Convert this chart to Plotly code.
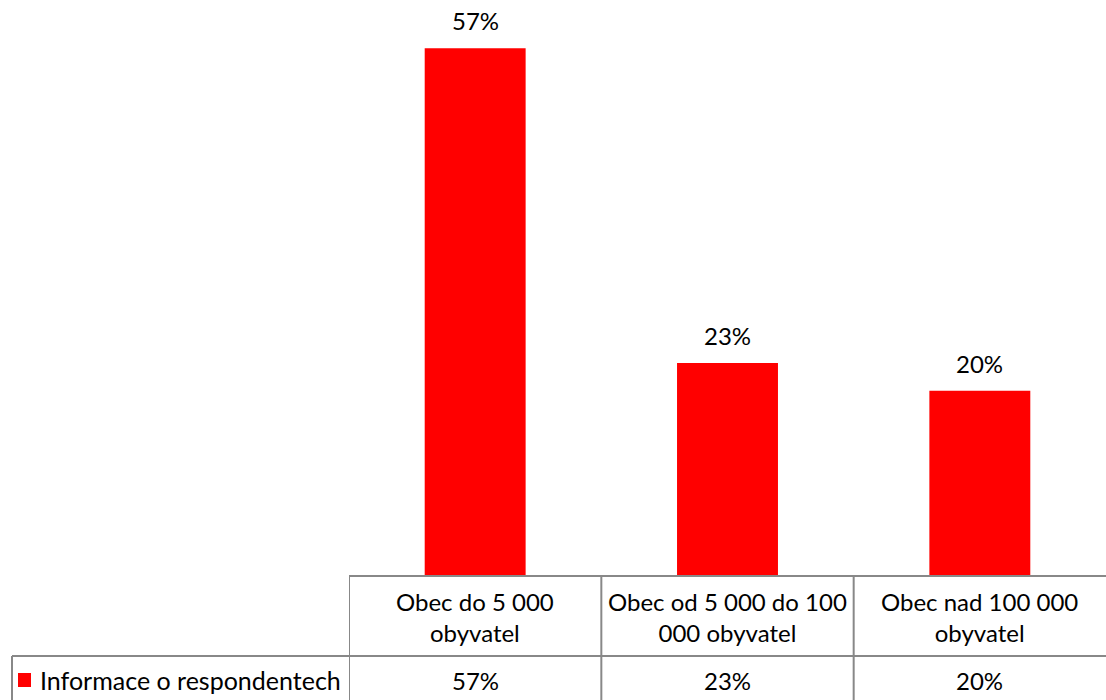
import plotly.graph_objects as go

categories = ["Obec do 5 000<br>obyvatel", "Obec od 5 000 do 100<br>000 obyvatel", "Obec nad 100 000<br>obyvatel"]
values = [57, 23, 20]
series_name = "Informace o respondentech"

W, H = 1106, 700
left_px, base_px, row_px = 349, 576, 656
grid = "#888888"
font = dict(family="Lato, Calibri, sans-serif", size=24, color="black")


def px_x(p):
    return p / W


def px_y(p):
    return (H - p) / H


fig = go.Figure()
fig.add_trace(go.Bar(
    x=list(range(len(values))),
    y=values,
    width=0.4,
    marker=dict(color="#ff0000", line=dict(width=0)),
    name=series_name,
    hoverinfo="skip",
))

# labels above bars
for i, v in enumerate(values):
    fig.add_annotation(x=i, y=v, xref="x", yref="y", text=f"{v}%",
                       showarrow=False, xanchor="center", yanchor="bottom",
                       yshift=11, font=font)

# table cells
for i, (cat, v) in enumerate(zip(categories, values)):
    fig.add_annotation(x=i, y=px_y(617), xref="x", yref="paper", text=cat,
                       showarrow=False, font=font, align="center",
                       xanchor="center", yanchor="middle")
    fig.add_annotation(x=i, y=px_y(680), xref="x", yref="paper", text=f"{v}%",
                       showarrow=False, font=font, xanchor="center", yanchor="middle")

# legend key in table
fig.add_shape(type="rect", xref="paper", yref="paper",
              x0=px_x(18), x1=px_x(31), y0=px_y(687), y1=px_y(673),
              fillcolor="#ff0000", line=dict(width=0))
fig.add_annotation(x=px_x(38), y=px_y(680), xref="paper", yref="paper",
                   text=series_name, showarrow=False, xanchor="left",
                   yanchor="middle", font=dict(font, size=25))

# table grid lines
line = dict(color=grid, width=2)
fig.add_shape(type="line", xref="paper", yref="paper",
              x0=px_x(left_px), x1=1, y0=px_y(base_px), y1=px_y(base_px), line=line)
fig.add_shape(type="line", xref="paper", yref="paper",
              x0=px_x(12), x1=1, y0=px_y(row_px), y1=px_y(row_px), line=line)
fig.add_shape(type="line", xref="paper", yref="paper",
              x0=px_x(12), x1=px_x(12), y0=px_y(row_px), y1=0, line=line)
for k in range(len(values)):
    fig.add_shape(type="line", xref="x", yref="paper",
                  x0=k - 0.5, x1=k - 0.5, y0=px_y(base_px), y1=0, line=line)

fig.update_layout(
    width=W, height=H,
    margin=dict(l=0, r=0, t=0, b=0),
    paper_bgcolor="white",
    plot_bgcolor="white",
    showlegend=False,
    font=font,
    xaxis=dict(domain=[px_x(left_px), 1], range=[-0.5, len(values) - 0.5],
               showticklabels=False, showgrid=False, zeroline=False, showline=False),
    yaxis=dict(domain=[px_y(base_px), 1], range=[0, 62.2],
               showticklabels=False, showgrid=False, zeroline=False, showline=False),
)

fig.write_html("out.html", config={"displayModeBar": False},
               post_script="document.body.style.margin='0';")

▶ **The request**:
Print the complete listing exactly as it stands, without its pictures.

▶ **Exercise solution**:
Convert this chart to Plotly code.
import plotly.graph_objects as go

categories = ["Obec do 5 000<br>obyvatel", "Obec od 5 000 do 100<br>000 obyvatel", "Obec nad 100 000<br>obyvatel"]
values = [57, 23, 20]
series_name = "Informace o respondentech"

W, H = 1106, 700
left_px, base_px, row_px = 349, 576, 656
grid = "#888888"
font = dict(family="Lato, Calibri, sans-serif", size=24, color="black")


def px_x(p):
    return p / W


def px_y(p):
    return (H - p) / H


fig = go.Figure()
fig.add_trace(go.Bar(
    x=list(range(len(values))),
    y=values,
    width=0.4,
    marker=dict(color="#ff0000", line=dict(width=0)),
    name=series_name,
    hoverinfo="skip",
))

# labels above bars
for i, v in enumerate(values):
    fig.add_annotation(x=i, y=v, xref="x", yref="y", text=f"{v}%",
                       showarrow=False, xanchor="center", yanchor="bottom",
                       yshift=11, font=font)

# table cells
for i, (cat, v) in enumerate(zip(categories, values)):
    fig.add_annotation(x=i, y=px_y(617), xref="x", yref="paper", text=cat,
                       showarrow=False, font=font, align="center",
                       xanchor="center", yanchor="middle")
    fig.add_annotation(x=i, y=px_y(680), xref="x", yref="paper", text=f"{v}%",
                       showarrow=False, font=font, xanchor="center", yanchor="middle")

# legend key in table
fig.add_shape(type="rect", xref="paper", yref="paper",
              x0=px_x(18), x1=px_x(31), y0=px_y(687), y1=px_y(673),
              fillcolor="#ff0000", line=dict(width=0))
fig.add_annotation(x=px_x(38), y=px_y(680), xref="paper", yref="paper",
                   text=series_name, showarrow=False, xanchor="left",
                   yanchor="middle", font=dict(font, size=25))

# table grid lines
line = dict(color=grid, width=2)
fig.add_shape(type="line", xref="paper", yref="paper",
              x0=px_x(left_px), x1=1, y0=px_y(base_px), y1=px_y(base_px), line=line)
fig.add_shape(type="line", xref="paper", yref="paper",
              x0=px_x(12), x1=1, y0=px_y(row_px), y1=px_y(row_px), line=line)
fig.add_shape(type="line", xref="paper", yref="paper",
              x0=px_x(12), x1=px_x(12), y0=px_y(row_px), y1=0, line=line)
for k in range(len(values)):
    fig.add_shape(type="line", xref="x", yref="paper",
                  x0=k - 0.5, x1=k - 0.5, y0=px_y(base_px), y1=0, line=line)

fig.update_layout(
    width=W, height=H,
    margin=dict(l=0, r=0, t=0, b=0),
    paper_bgcolor="white",
    plot_bgcolor="white",
    showlegend=False,
    font=font,
    xaxis=dict(domain=[px_x(left_px), 1], range=[-0.5, len(values) - 0.5],
               showticklabels=False, showgrid=False, zeroline=False, showline=False),
    yaxis=dict(domain=[px_y(base_px), 1], range=[0, 62.2],
               showticklabels=False, showgrid=False, zeroline=False, showline=False),
)

fig.write_html("out.html", config={"displayModeBar": False},
               post_script="document.body.style.margin='0';")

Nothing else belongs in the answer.